What people protected
- Pawel notes specific abuses that were ignored for decades because the movement ethos discouraged criticism.
- He mentions that Filipino leader Philip Vera Cruz was forcibly pushed out and accused of being a spy.
- He describes an incident where Chavez’s cousin ran a border line that used violence against people.
- He also says Chavez perjured himself in court to remove leaders who challenged him.
Many insiders saw the red flags but stayed silent. Pawel suggests two reasons for the silence. First, the movement felt powerful and right, and people did not want to harm it. Second, by the time historians started asking, the union had lost much of its power, so former members felt safer speaking up.
Movement versus man
Plenty of people now say, "the movement is bigger than one man." Pawel thinks that lesson should have been learned long ago.
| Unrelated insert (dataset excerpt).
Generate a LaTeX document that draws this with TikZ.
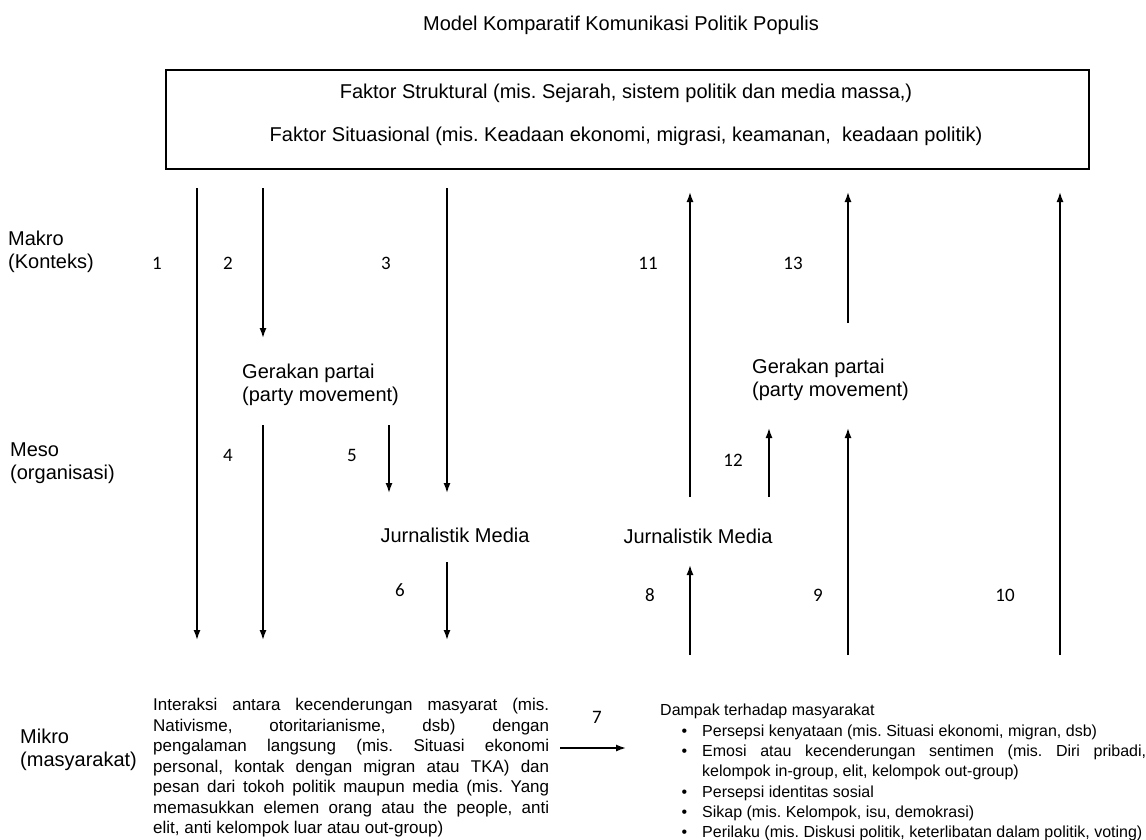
\documentclass[tikz,border=0pt]{standalone}
\usepackage{fontspec}
\setmainfont{Liberation Sans}
\newfontfamily\numfont{Carlito}
\usepackage{enumitem}
\usetikzlibrary{arrows.meta}
\tolerance=10000
\hyphenpenalty=10000
\exhyphenpenalty=10000
\frenchspacing

\begin{document}
\begin{tikzpicture}[x=1pt, y=-1pt,
    flow/.style={line width=1.5pt, -{Latex[length=10pt,width=7pt]}},
    lbl/.style={font=\fontsize{20}{23}\selectfont, align=left, inner sep=0pt},
    num/.style={font=\numfont\fontsize{19}{22}\selectfont, inner sep=0pt},
    body/.style={font=\fontsize{16}{20.3}\selectfont, align=justify, inner sep=0pt, anchor=north west}]
  \useasboundingbox (0,0) rectangle (1146,839);
  % title and context box
  \node[lbl] (title) at (621,25) {Model Komparatif Komunikasi Politik Populis};
  \node[draw, line width=1.3pt, minimum width=923pt, minimum height=99pt] (faktor) at (627.5,119.5) {};
  \node[lbl] (struktural) at (626,93) {Faktor Struktural (mis. Sejarah, sistem politik dan media massa,)};
  \node[lbl] (situasional) at (626,136) {Faktor Situasional (mis. Keadaan ekonomi, migrasi, keamanan,~ keadaan politik)};
  % levels
  \node[lbl, anchor=west] (makro) at (8,252) {Makro\\(Konteks)};
  \node[lbl, anchor=west] (meso) at (10,463) {Meso\\(organisasi)};
  \node[lbl, anchor=west] (mikro) at (20,750) {Mikro\\(masyarakat)};
  % actors
  \node[lbl, anchor=west] (partaiL) at (242,385) {Gerakan partai\\(party movement)};
  \node[lbl, anchor=west] (partaiR) at (752,380) {Gerakan partai\\(party movement)};
  \node[lbl] (mediaL) at (455,535) {Jurnalistik Media};
  \node[lbl] (mediaR) at (698,536) {Jurnalistik Media};
  % paths
  \foreach \n/\x/\ya/\yb in {1/197/188/640, 2/263/188/338, 3/447/188/493,
      4/263/425/640, 5/389/425/493, 6/447/562/640, 8/690/655/565,
      9/848/655/428, 10/1060/655/192, 11/690/497/192, 12/769/497/428,
      13/848/323/192} {
    \coordinate (s\n) at (\x,\ya);
    \coordinate (e\n) at (\x,\yb);
    \draw[flow] (s\n) -- (e\n);
  }
  \coordinate (s7) at (560,748);
  \coordinate (e7) at (626,748);
  \draw[flow] (s7) -- (e7);
  % path numbers
  \foreach \n/\x/\y in {1/157/263, 2/228/263, 3/386/263, 11/648/263,
      13/793/263, 4/228/455, 5/352/455, 12/733/460, 6/400/590,
      8/650/595, 9/818/595, 10/1005/595, 7/597/717} {
    \node[num] (n\n) at (\x,\y) {\n};
  }
  % micro level texts
  \node[body, font=\fontsize{17}{20.5}\selectfont, text width=396pt] (interaksi) at (153,698) {Interaksi antara kecenderungan masyarat (mis.\linebreak
    Nativisme, otoritarianisme, dsb) dengan\linebreak
    pengalaman langsung (mis. Situasi ekonomi\linebreak
    personal, kontak dengan migran atau TKA) dan\linebreak
    pesan dari tokoh politik maupun media (mis. Yang\linebreak
    memasukkan elemen orang atau the people, anti\linebreak
    elit, anti kelompok luar atau out-group)};
  \node[body, text width=486pt] (dampak) at (660,704) {Dampak terhadap masyarakat
    \begin{itemize}[label=\textbullet, leftmargin=42pt, labelsep=15pt, itemsep=0pt, topsep=0pt, parsep=0pt, partopsep=0pt]
      \item Persepsi kenyataan (mis. Situasi ekonomi, migran, dsb)
      \item Emosi atau kecenderungan sentimen (mis. Diri pribadi, kelompok in-group, elit, kelompok out-group)
      \item Persepsi identitas sosial
      \item Sikap (mis. Kelompok, isu, demokrasi)
      \item Perilaku (mis. Diskusi politik, keterlibatan dalam politik, voting)
    \end{itemize}};
\end{tikzpicture}
\end{document}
Movements need structures and leaders who can let go. Chavez had trouble doing that, which helped concentrate power and made the movement vulnerable to abuses that went unchallenged.
Renaming debates and the next steps
Some propose swapping Chavez’s name on landmarks for Dolores Huerta’s. Pawel warns that replacing one name with another misses the point. If the goal is to honor farm workers, then put up several names and recognize a range of leaders. That would reflect the movement more accurately than elevating one person in place of another.
After this conversation, California leaders moved to rename the holiday in Chavez’s honor to "Farmworkers Day."
Final thought
Pawel sums up a complicated reality: Chavez inspired and organized a generation and created real gains for farm workers, but the movement’s power also helped hide serious problems. Reassessing heroes does not erase the good that was done, but it does change how we remember and honor the past.